- Theatrical release poster
- Directed by: K. Pratyagatma
- Screenplay by: K. Pratyagatma
- Based on: Patthar Ke Honth by Gulshan Nanda
- Produced by: A. V. Subba Rao
- Starring: Akkineni Nageswara Rao Krishna Kumari
- Cinematography: P. S. Selvaraj
- Edited by: A. Sanjeevi
- Music by: T. Chalapathi Rao
- Production company: Prasad Art Pictures
- Distributed by: Navayuga Films
- Release date: 29 August 1963;
- Running time: 127 minutes
- Country: India
- Language: Telugu

= Punarjanma (1963 film) =

Punarjanma is a 1963 Indian Telugu-language drama film, produced by A. V. Subba Rao and written and directed by K. Pratyagatma. Based on the novel Patthar Ke Honth by Gulshan Nanda, it stars Akkineni Nageswara Rao and Krishna Kumari, with music composed by T. Chalapathi Rao. The film was remade in Hindi as Khilona (1970), in Tamil as Engirundho Vandhaal (1970) and in Malayalam as Amrithavaahini (1976).

== Plot ==
Gopi is the son of Zamindar and is a sculptor. He creates a statue and becomes passionate about his dream girl. Unfortunately, it catches fire and burns, and Gopi mentally breaks down. Before the rift, Gopi is in love with his cousin Vasanthi. However, Vasanthi's mother, Yasoda Devi, breaks the proposal.

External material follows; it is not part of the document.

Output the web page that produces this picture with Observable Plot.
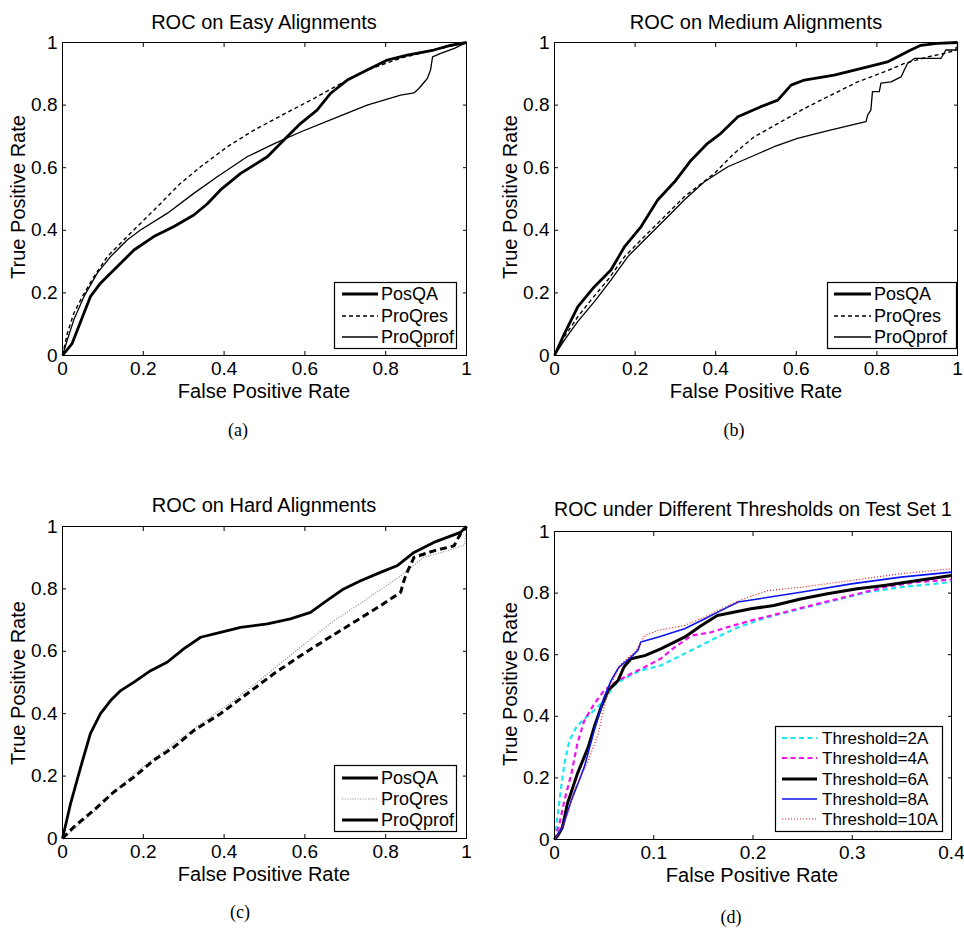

The doctor realizes that music helps Gopi, so he advises to appoint a beautiful girl who knows dance & music as his caretaker. Thus, his father, Zamindar, brings a lovely girl, Radha, from a "Kothi" to care for Gopi. Though Radha is born into a family of courtesans, she does not follow this path and longs to live a traditional family life. Radha does her best to serve Gopi and tries to make him sane. One day, when Radha is playing with dolls, in a mock marriage Bommala Pelli with the children of Zamindar's elder son, Gopi suddenly ties his deceased mother's wedding chain, Mangalsutra, on Radha's neck. Zamindar and his mother accept the new relationship as they understand Radha's virtues. In the care of Radha, Gopi gradually regains his sanity. However, he forgets Radha and renews his love for Vasanthi. A crestfallen Radha leaves the house and resumes her life as an entertainer. Meanwhile, Gopi is confused as some vague remembrances haunt him when Vasanthi reveals the truth, and he immediately rushes for Radha. Finally, the movie ends on a happy note with the reunion of Gopi & Radha.

== Cast ==
- Akkineni Nageswara Rao as Gopi
- Krishna Kumari as Radha
- Ramana Reddy as Professor
- Gummadi as Zamindar
- Padmanabham as Raja Rao
- Prabhakar Reddy as Gopi's Brother
- Raja Babu Basava Rao
- Chadalavada as Radha's Uncle
- Suryakantam as Yashoda Devì
- Hemalatha as Gopi's Grandmother
- L. Vijayalakshmi as Dancer
- Sandhya as Janaki
- Vasanthi as Vasanti
- Nirmalamma as Radha's Mother

== Soundtrack ==
Music composed by T. Chalapathi Rao.

| S. No. | Song title | Lyrics | Singers | length |
|---|---|---|---|---|
| 1 | "Evarivo Neevarivo" | Sri Sri | Ghantasala | 6:08 |
| 2 | "Deepalu Velige" | Daasarathi | P. Susheela | 3:00 |
| 3 | "Neekosam" | Kosaraju | P. Susheela | 4:34 |
| 4 | "Poolu Virisenu" | Daasarathi | P. Susheela | 3:44 |
| 5 | "Neekosam" (Pathos) | Kosaraju | P. Susheela | 3:44 |
| 6 | "Manasu Terachi Choodu" | C. Narayana Reddy | P. Susheela | 1:32 |

== Reception ==
T. M. Ramachandran, writing for Sport and Pastime, commended the cast performances, music and art direction.